Mr Polkinghorne predicted that as the move from a commodity focus to a consumer focus accelerates the reliance on cuts will slowly disappear, replaced by multiple muscles packed under common end use descriptions.
Branded beef meal portions will offer ‘pan ready’ guaranteed outcomes for different cooking styles requiring no cooking knowledge.
‘Ready to Heat’ and ‘Ready to Eat’ meals will also be offered under brand-based eating quality categories supported by provenance and built on an eating quality base.
“We know that cuts are just a damn nuisance, why do we insist on using them?
“What we’re selling here is a result. You look at this pack and it says put it in the oven at 160 degrees for 30 minutes. It has got to be that simple and it can be.
“It is not a quiz, it is not about this is Wagyu, it has this much marbling, it has been aged this long, this is the cut, now you figure out how it is going to eat, and it is your fault if you get it wrong.
“What is the result for God’s sake? You don’t need to know much about a bottle of Coke or a bottle of Pepsi.”
The value to the consumer is simplicity and a guaranteed eating quality outcome with no specialist understanding of meat cuts or cooking knowledge required.

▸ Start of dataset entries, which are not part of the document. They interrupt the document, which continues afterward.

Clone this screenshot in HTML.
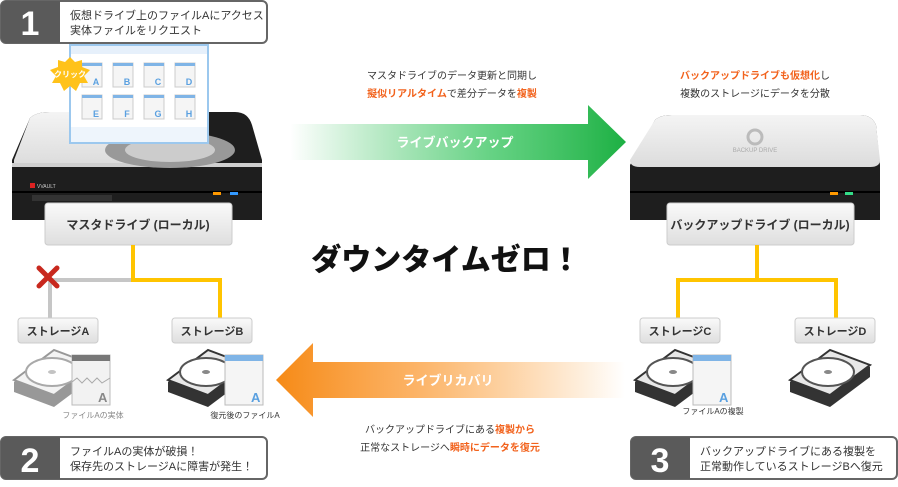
<!DOCTYPE html>
<html><head><meta charset="utf-8">
<style>
body{margin:0;width:898px;height:482px;background:#fff;overflow:hidden;font-family:"Liberation Sans","Noto Sans CJK JP",sans-serif;}
svg text{font-family:"Liberation Sans","Noto Sans CJK JP",sans-serif;}
</style></head><body>
<svg width="898" height="482" viewBox="0 0 898 482" xmlns="http://www.w3.org/2000/svg">
<defs>
<linearGradient id="gA" x1="0" x2="1"><stop offset="0" stop-color="#2fbf55" stop-opacity="0"/><stop offset="0.6" stop-color="#3fc765" stop-opacity="0.8"/><stop offset="1" stop-color="#1db043"/></linearGradient>
<linearGradient id="oA" x1="1" x2="0"><stop offset="0" stop-color="#fb9a2b" stop-opacity="0"/><stop offset="0.6" stop-color="#fba040" stop-opacity="0.8"/><stop offset="1" stop-color="#f68a16"/></linearGradient>
<linearGradient id="lbl" x1="0" y1="0" x2="0" y2="1"><stop offset="0" stop-color="#fafafa"/><stop offset="1" stop-color="#dedede"/></linearGradient>
<linearGradient id="top" x1="0" y1="0" x2="0" y2="1"><stop offset="0" stop-color="#f4f4f4"/><stop offset="1" stop-color="#dcdcdc"/></linearGradient>
<g id="doc"><rect x="0" y="0" width="20" height="24" fill="#f5f5f5" stroke="#ccc"/><rect x="0" y="0" width="20" height="3" fill="#7fb4e6"/></g>
<g id="disk"><polygon points="0,30 40,0 80,15 80,25 40,55 0,40" fill="#333"/><polygon points="0,28 40,-2 80,13 40,43" fill="#e8e8e8" stroke="#333" stroke-width="2"/><ellipse cx="38" cy="20" rx="26" ry="14" fill="#fff" stroke="#555" stroke-width="2"/><ellipse cx="38" cy="20" rx="4" ry="2" fill="#888"/></g>
</defs>

<rect x="1" y="1" width="266" height="42" rx="5" fill="#fff" stroke="#666" stroke-width="2"/>
<path d="M6,1 H60 V43 H6 a5,5 0 0 1 -5,-5 V6 a5,5 0 0 1 5,-5z" fill="#5a5a5a"/>
<text x="30" y="35" font-size="34" font-weight="bold" fill="#fff" text-anchor="middle">1</text>
<text x="70" y="19" font-size="11" fill="#333">仮想ドライブ上のファイルAにアクセス</text>
<text x="70" y="34" font-size="11" fill="#333">実体ファイルをリクエスト</text>

<rect x="1" y="437" width="266" height="42" rx="5" fill="#fff" stroke="#666" stroke-width="2"/>
<path d="M6,437 H60 V479 H6 a5,5 0 0 1 -5,-5 V442 a5,5 0 0 1 5,-5z" fill="#5a5a5a"/>
<text x="30" y="472" font-size="34" font-weight="bold" fill="#fff" text-anchor="middle">2</text>
<text x="70" y="455" font-size="11" fill="#333">ファイルAの実体が破損！</text>
<text x="70" y="470" font-size="11" fill="#333">保存先のストレージAに障害が発生！</text>

<rect x="631" y="437" width="266" height="42" rx="5" fill="#fff" stroke="#666" stroke-width="2"/>
<path d="M636,437 H690 V479 H636 a5,5 0 0 1 -5,-5 V442 a5,5 0 0 1 5,-5z" fill="#5a5a5a"/>
<text x="660" y="472" font-size="34" font-weight="bold" fill="#fff" text-anchor="middle">3</text>
<text x="700" y="455" font-size="11" fill="#333">バックアップドライブにある複製を</text>
<text x="700" y="470" font-size="11" fill="#333">正常動作しているストレージBへ復元</text>

<!-- Master drive -->
<path d="M30,118 Q36,112 50,112 H235 Q248,112 252,125 L262,160 V220 H12 V160z" fill="#1e1e1e"/>
<path d="M14,160 L30,118 Q36,112 50,112 H200 L200,165 H14z" fill="url(#top)"/>
<rect x="12" y="163" width="250" height="4" fill="#cfcfcf"/>
<ellipse cx="170" cy="150" rx="65" ry="18" fill="#999"/>
<ellipse cx="170" cy="150" rx="45" ry="12" fill="#ccc"/>
<line x1="12" y1="192" x2="262" y2="192" stroke="#000" stroke-width="2"/>
<rect x="30" y="183" width="5" height="5" fill="#d22"/><text x="37" y="188" font-size="5" fill="#ccc">VVAULT</text>
<rect x="213" y="192" width="8" height="3" fill="#f90"/><rect x="230" y="192" width="8" height="3" fill="#39f"/>
<rect x="32" y="195" width="80" height="6" fill="#333"/>
<rect x="70" y="45" width="138" height="98" fill="#fff" stroke="#9cc8ee" stroke-width="2"/>
<rect x="71" y="46" width="136" height="8" fill="#e6f0fb"/>
<rect x="71" y="127" width="136" height="15" fill="#eef5fc"/>
<g font-size="9" font-weight="bold" fill="#5aa0e0" text-anchor="middle">
<use href="#doc" x="82" y="63"/><text x="96" y="85">A</text>
<use href="#doc" x="113" y="63"/><text x="127" y="85">B</text>
<use href="#doc" x="144" y="63"/><text x="158" y="85">C</text>
<use href="#doc" x="175" y="63"/><text x="189" y="85">D</text>
<use href="#doc" x="82" y="95"/><text x="96" y="117">E</text>
<use href="#doc" x="113" y="95"/><text x="127" y="117">F</text>
<use href="#doc" x="144" y="95"/><text x="158" y="117">G</text>
<use href="#doc" x="175" y="95"/><text x="189" y="117">H</text>
</g>
<polygon points="70,57 75,62 82,60 82,67 90,70 84,76 88,83 80,83 76,91 70,86 64,91 60,83 52,83 56,76 50,70 58,67 58,60 65,62" fill="#ffc21a"/>
<text x="70" y="77" font-size="8" font-weight="bold" fill="#fff" text-anchor="middle">クリック</text>
<rect x="45" y="203" width="187" height="42" rx="3" fill="url(#lbl)" stroke="#ccc"/>
<text x="138" y="229" font-size="12" font-weight="bold" fill="#333" text-anchor="middle">マスタドライブ (ローカル)</text>

<!-- Backup drive -->
<path d="M630,165 L655,120 Q660,115 672,115 H860 Q872,115 876,125 L880,165 V220 H630z" fill="#1e1e1e"/>
<path d="M630,160 L655,120 Q660,115 672,115 H860 Q872,115 876,125 L880,160 Q880,167 870,167 H640 Q630,167 630,160z" fill="url(#top)"/>
<circle cx="755" cy="137" r="7" fill="none" stroke="#bbb" stroke-width="3"/>
<text x="755" y="152" font-size="6" fill="#aaa" text-anchor="middle">BACKUP DRIVE</text>
<line x1="630" y1="192" x2="880" y2="192" stroke="#000" stroke-width="2"/>
<rect x="830" y="192" width="8" height="3" fill="#f90"/><rect x="845" y="192" width="8" height="3" fill="#3d8"/>
<rect x="667" y="203" width="187" height="42" rx="3" fill="url(#lbl)" stroke="#ccc"/>
<text x="760" y="229" font-size="12" font-weight="bold" fill="#333" text-anchor="middle">バックアップドライブ (ローカル)</text>

<polyline points="133,280 50,280 50,320" fill="none" stroke="#c6c6c6" stroke-width="4"/>
<polyline points="133,245 133,280 220,280 220,320" fill="none" stroke="#ffc400" stroke-width="4"/>
<polyline points="757,245 757,280 678,280 678,320" fill="none" stroke="#ffc400" stroke-width="4"/>
<polyline points="757,280 836,280 836,320" fill="none" stroke="#ffc400" stroke-width="4"/>
<g stroke="#c8281e" stroke-width="5" stroke-linecap="round"><line x1="39" y1="268" x2="57" y2="286"/><line x1="57" y1="268" x2="39" y2="286"/></g>

<g font-size="11" font-weight="bold" fill="#333" text-anchor="middle">
<rect x="18" y="318" width="80" height="25" rx="3" fill="url(#lbl)" stroke="#ccc"/><text x="58" y="335">ストレージA</text>
<rect x="172" y="318" width="80" height="25" rx="3" fill="url(#lbl)" stroke="#ccc"/><text x="212" y="335">ストレージB</text>
<rect x="640" y="318" width="80" height="25" rx="3" fill="url(#lbl)" stroke="#ccc"/><text x="680" y="335">ストレージC</text>
<rect x="795" y="318" width="80" height="25" rx="3" fill="url(#lbl)" stroke="#ccc"/><text x="835" y="335">ストレージD</text>
</g>
<g opacity="0.5"><use href="#disk" x="14" y="352"/></g>
<use href="#disk" x="168" y="352"/>
<use href="#disk" x="635" y="352"/>
<use href="#disk" x="790" y="352"/>
<rect x="72" y="355" width="38" height="50" fill="#f2f2f2" stroke="#bbb"/><rect x="72" y="355" width="38" height="6" fill="#777"/>
<polyline points="72,382 77,378 82,383 87,378 92,383 97,378 102,383 110,378" fill="none" stroke="#aaa"/>
<text x="98" y="402" font-size="13" font-weight="bold" fill="#888">A</text>
<rect x="225" y="355" width="38" height="50" fill="#f5f5f5" stroke="#bbb"/><rect x="225" y="355" width="38" height="6" fill="#7fb4e6"/>
<text x="251" y="402" font-size="13" font-weight="bold" fill="#5aa0e0">A</text>
<rect x="693" y="355" width="38" height="50" fill="#f5f5f5" stroke="#bbb"/><rect x="693" y="355" width="38" height="6" fill="#7fb4e6"/>
<text x="719" y="402" font-size="13" font-weight="bold" fill="#5aa0e0">A</text>
<g font-size="8" text-anchor="middle">
<text x="93" y="418" fill="#888">ファイルAの実体</text>
<text x="245" y="418" fill="#333">復元後のファイルA</text>
<text x="713" y="414" fill="#333">ファイルAの複製</text>
</g>

<polygon points="290,124 588,124 588,105 626,142 588,179 588,160 290,160" fill="url(#gA)"/>
<text x="455" y="147" font-size="13" font-weight="bold" fill="#fff" text-anchor="middle">ライブバックアップ</text>
<text x="452" y="79" font-size="10" fill="#333" text-anchor="middle">マスタドライブのデータ更新と同期し</text>
<text x="452" y="97" font-size="10" fill="#333" text-anchor="middle"><tspan fill="#f2621c" font-weight="bold">擬似リアルタイム</tspan>で差分データを<tspan fill="#f2621c" font-weight="bold">複製</tspan></text>
<text x="755" y="79" font-size="10" fill="#333" text-anchor="middle"><tspan fill="#f2621c" font-weight="bold">バックアップドライブも仮想化</tspan>し</text>
<text x="755" y="97" font-size="10" fill="#333" text-anchor="middle">複数のストレージにデータを分散</text>

<polygon points="625,362 313,362 313,343 276,380 313,417 313,398 625,398" fill="url(#oA)"/>
<text x="448" y="385" font-size="13" font-weight="bold" fill="#fff" text-anchor="middle">ライブリカバリ</text>
<text x="450" y="433" font-size="10" fill="#333" text-anchor="middle">バックアップドライブにある<tspan fill="#f2621c" font-weight="bold">複製から</tspan></text>
<text x="450" y="451" font-size="10" fill="#333" text-anchor="middle">正常なストレージへ<tspan fill="#f2621c" font-weight="bold">瞬時にデータを復元</tspan></text>

<text x="446" y="270" font-size="30" font-weight="900" fill="#111" text-anchor="middle" style="font-family:'Noto Sans CJK JP',sans-serif">ダウンタイムゼロ！</text>
</svg>
</body></html>
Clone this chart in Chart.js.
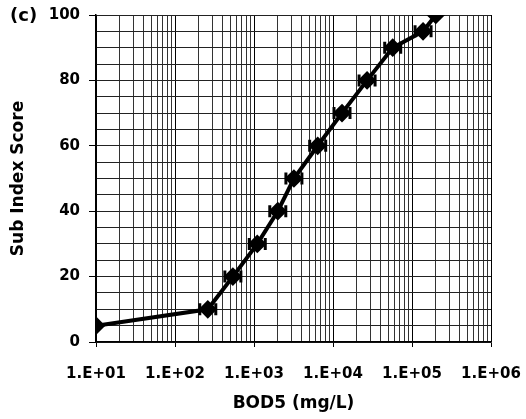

The value to the red meat industry, beyond the critical goal of satisfying consumers, selling more beef and increasing industry revenue, is selling every carcase portion according to its optimum consumer value and realising the full potential value of every carcase.
Branding by flavour
Mr Polkinghorne said the industry also now knows enough about flavour to underpin beef branding in future that will be based on flavour difference.
“I believe we will unscramble flavour enough to be able to say ‘this is a really rich beefy flavour’.
“It might be a really well marbled grainfed animal and it will score say 67 points on a flavour scale, or a milk fed vealer that is 10 months old straight off its mother might score 67 points for flavour too, but it will not taste like the other one.
“So we’re saying okay think of a wheel, this is 67 points for flavour, what is the note, is this a red wine or a white one? Give it to the marketers, how do I describe this sort of flavour? Let’s think of a name, a marketing term, ‘this has got traces of walnuts, it is rich, it is beefy etc…
“If we can get this flavour lexicon out there that is in real consumer terms, we can sell by are they tender, what is the flavour, eating quality, the juiciness – just don’t call it round steak, all round steaks don’t taste the same.
“A round steak from a Brahman bull in northern Australia to a 16-year-old cow in France is not going to taste the same, but if we can drop it into say four categories of basic flavour types, we have really got something we can market, that is the notion we’re heading for.”
‘We’re talking about putting meat that is the same in the same box’
Mr Polkinghorne said the use of objective carcase measurement will also help to reduce the operational complexity that is currently involved in selling meat.
“We’re talking about putting meat that is the same in the same box,” he said.
“So we have three different muscles there and they are all four star stir fry, why do we put a name on the box, why don’t we call it four star stir fry?
“So it is less codes, instead of 10,000 codes it is 1000, 500, a retail cabinet could be 20 not 200.
“So with that simplification where we get back to an outcome, and with value-based payment if we actually pay for those carcases what they’re worth that will drive change, it will improve livestock and product branding and will increase profitability.”